(Stored entries)
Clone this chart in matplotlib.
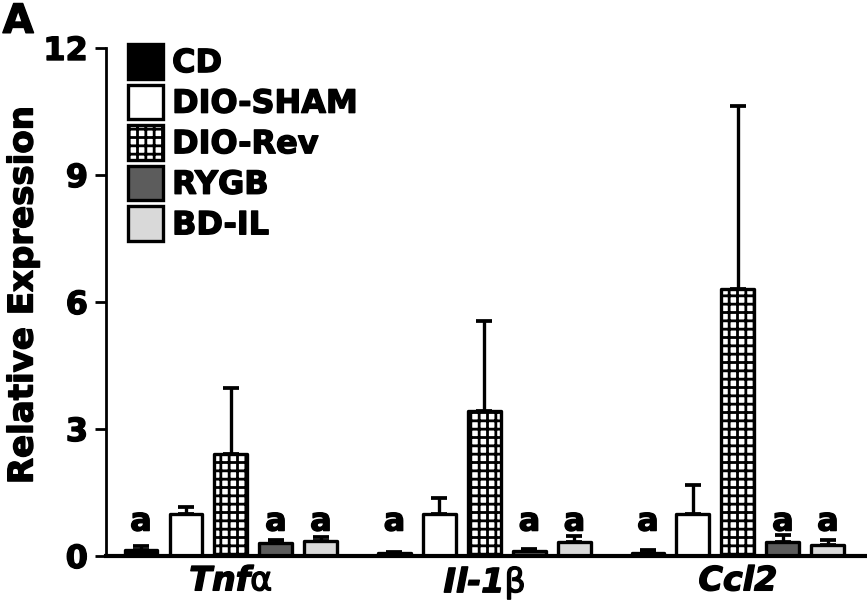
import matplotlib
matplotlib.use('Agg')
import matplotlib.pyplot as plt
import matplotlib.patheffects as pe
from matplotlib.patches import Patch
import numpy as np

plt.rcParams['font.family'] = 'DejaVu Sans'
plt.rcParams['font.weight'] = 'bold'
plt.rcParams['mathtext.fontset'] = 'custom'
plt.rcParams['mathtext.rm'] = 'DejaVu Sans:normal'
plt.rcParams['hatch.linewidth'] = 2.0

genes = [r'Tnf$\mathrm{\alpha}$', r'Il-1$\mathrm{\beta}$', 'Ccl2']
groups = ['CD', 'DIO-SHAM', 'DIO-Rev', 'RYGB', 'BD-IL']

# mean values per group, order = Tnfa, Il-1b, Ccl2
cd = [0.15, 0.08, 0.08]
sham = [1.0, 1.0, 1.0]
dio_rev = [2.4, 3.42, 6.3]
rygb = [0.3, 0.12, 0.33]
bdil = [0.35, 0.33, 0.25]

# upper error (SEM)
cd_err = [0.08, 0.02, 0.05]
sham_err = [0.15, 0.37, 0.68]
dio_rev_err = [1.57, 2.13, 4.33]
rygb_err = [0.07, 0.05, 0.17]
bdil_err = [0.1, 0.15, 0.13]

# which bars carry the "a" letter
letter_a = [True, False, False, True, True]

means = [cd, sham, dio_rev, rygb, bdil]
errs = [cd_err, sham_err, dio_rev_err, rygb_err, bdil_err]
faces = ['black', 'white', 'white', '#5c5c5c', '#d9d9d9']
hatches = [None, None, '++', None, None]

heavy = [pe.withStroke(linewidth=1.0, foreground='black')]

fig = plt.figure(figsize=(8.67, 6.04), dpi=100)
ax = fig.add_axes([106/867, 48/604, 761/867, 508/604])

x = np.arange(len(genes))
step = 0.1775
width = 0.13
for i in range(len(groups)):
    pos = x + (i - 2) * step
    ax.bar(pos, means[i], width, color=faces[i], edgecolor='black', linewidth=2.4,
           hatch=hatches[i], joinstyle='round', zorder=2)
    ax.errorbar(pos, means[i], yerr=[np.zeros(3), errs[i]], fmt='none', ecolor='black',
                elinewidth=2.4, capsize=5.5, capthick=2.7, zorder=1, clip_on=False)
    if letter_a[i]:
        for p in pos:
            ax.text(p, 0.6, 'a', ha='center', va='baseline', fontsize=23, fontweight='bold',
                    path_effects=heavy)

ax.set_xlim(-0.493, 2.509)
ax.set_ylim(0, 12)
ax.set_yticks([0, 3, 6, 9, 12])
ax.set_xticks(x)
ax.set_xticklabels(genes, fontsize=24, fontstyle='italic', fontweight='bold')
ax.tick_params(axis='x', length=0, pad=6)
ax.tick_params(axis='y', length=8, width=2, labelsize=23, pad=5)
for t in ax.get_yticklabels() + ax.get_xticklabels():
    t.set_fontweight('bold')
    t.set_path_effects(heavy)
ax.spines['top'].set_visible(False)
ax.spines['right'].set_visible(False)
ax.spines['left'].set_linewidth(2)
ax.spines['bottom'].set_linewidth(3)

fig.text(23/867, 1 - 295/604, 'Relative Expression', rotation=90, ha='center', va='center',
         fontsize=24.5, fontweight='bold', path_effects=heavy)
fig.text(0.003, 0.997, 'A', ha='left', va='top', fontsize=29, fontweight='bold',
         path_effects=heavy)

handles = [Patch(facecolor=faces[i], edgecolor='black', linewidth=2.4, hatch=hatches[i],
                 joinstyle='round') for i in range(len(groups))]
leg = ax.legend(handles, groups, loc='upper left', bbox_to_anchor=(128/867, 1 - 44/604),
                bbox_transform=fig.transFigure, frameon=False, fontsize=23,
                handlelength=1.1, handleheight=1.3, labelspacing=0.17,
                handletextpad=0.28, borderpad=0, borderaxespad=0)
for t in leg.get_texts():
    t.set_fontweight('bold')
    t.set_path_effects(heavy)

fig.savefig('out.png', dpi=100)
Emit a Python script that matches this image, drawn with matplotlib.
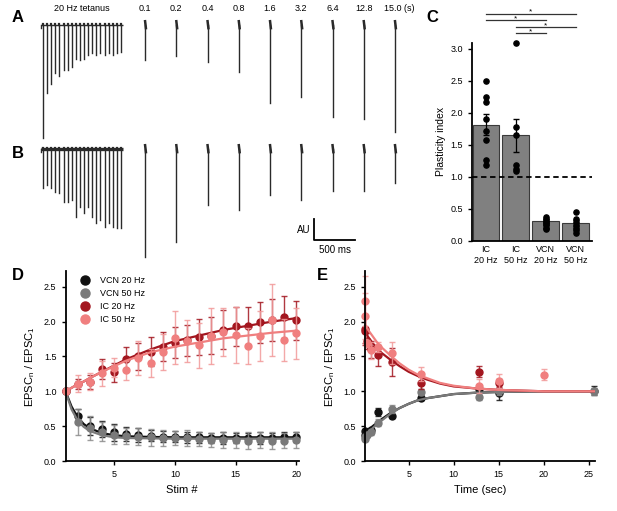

→ **What the task requires**
Every line is to be duplicated exactly, though pictures stay out.

→ **Written reply**
Clone this chart in matplotlib.
import matplotlib
matplotlib.use('Agg')
import matplotlib.pyplot as plt
import matplotlib.patheffects as pe
from matplotlib.patches import Patch
import numpy as np

plt.rcParams['font.family'] = 'DejaVu Sans'
plt.rcParams['font.weight'] = 'bold'
plt.rcParams['mathtext.fontset'] = 'custom'
plt.rcParams['mathtext.rm'] = 'DejaVu Sans:normal'
plt.rcParams['hatch.linewidth'] = 2.0

genes = [r'Tnf$\mathrm{\alpha}$', r'Il-1$\mathrm{\beta}$', 'Ccl2']
groups = ['CD', 'DIO-SHAM', 'DIO-Rev', 'RYGB', 'BD-IL']

# mean values per group, order = Tnfa, Il-1b, Ccl2
cd = [0.15, 0.08, 0.08]
sham = [1.0, 1.0, 1.0]
dio_rev = [2.4, 3.42, 6.3]
rygb = [0.3, 0.12, 0.33]
bdil = [0.35, 0.33, 0.25]

# upper error (SEM)
cd_err = [0.08, 0.02, 0.05]
sham_err = [0.15, 0.37, 0.68]
dio_rev_err = [1.57, 2.13, 4.33]
rygb_err = [0.07, 0.05, 0.17]
bdil_err = [0.1, 0.15, 0.13]

# which bars carry the "a" letter
letter_a = [True, False, False, True, True]

means = [cd, sham, dio_rev, rygb, bdil]
errs = [cd_err, sham_err, dio_rev_err, rygb_err, bdil_err]
faces = ['black', 'white', 'white', '#5c5c5c', '#d9d9d9']
hatches = [None, None, '++', None, None]

heavy = [pe.withStroke(linewidth=1.0, foreground='black')]

fig = plt.figure(figsize=(8.67, 6.04), dpi=100)
ax = fig.add_axes([106/867, 48/604, 761/867, 508/604])

x = np.arange(len(genes))
step = 0.1775
width = 0.13
for i in range(len(groups)):
    pos = x + (i - 2) * step
    ax.bar(pos, means[i], width, color=faces[i], edgecolor='black', linewidth=2.4,
           hatch=hatches[i], joinstyle='round', zorder=2)
    ax.errorbar(pos, means[i], yerr=[np.zeros(3), errs[i]], fmt='none', ecolor='black',
                elinewidth=2.4, capsize=5.5, capthick=2.7, zorder=1, clip_on=False)
    if letter_a[i]:
        for p in pos:
            ax.text(p, 0.6, 'a', ha='center', va='baseline', fontsize=23, fontweight='bold',
                    path_effects=heavy)

ax.set_xlim(-0.493, 2.509)
ax.set_ylim(0, 12)
ax.set_yticks([0, 3, 6, 9, 12])
ax.set_xticks(x)
ax.set_xticklabels(genes, fontsize=24, fontstyle='italic', fontweight='bold')
ax.tick_params(axis='x', length=0, pad=6)
ax.tick_params(axis='y', length=8, width=2, labelsize=23, pad=5)
for t in ax.get_yticklabels() + ax.get_xticklabels():
    t.set_fontweight('bold')
    t.set_path_effects(heavy)
ax.spines['top'].set_visible(False)
ax.spines['right'].set_visible(False)
ax.spines['left'].set_linewidth(2)
ax.spines['bottom'].set_linewidth(3)

fig.text(23/867, 1 - 295/604, 'Relative Expression', rotation=90, ha='center', va='center',
         fontsize=24.5, fontweight='bold', path_effects=heavy)
fig.text(0.003, 0.997, 'A', ha='left', va='top', fontsize=29, fontweight='bold',
         path_effects=heavy)

handles = [Patch(facecolor=faces[i], edgecolor='black', linewidth=2.4, hatch=hatches[i],
                 joinstyle='round') for i in range(len(groups))]
leg = ax.legend(handles, groups, loc='upper left', bbox_to_anchor=(128/867, 1 - 44/604),
                bbox_transform=fig.transFigure, frameon=False, fontsize=23,
                handlelength=1.1, handleheight=1.3, labelspacing=0.17,
                handletextpad=0.28, borderpad=0, borderaxespad=0)
for t in leg.get_texts():
    t.set_fontweight('bold')
    t.set_path_effects(heavy)

fig.savefig('out.png', dpi=100)
Emit a Python script that matches this image, drawn with matplotlib.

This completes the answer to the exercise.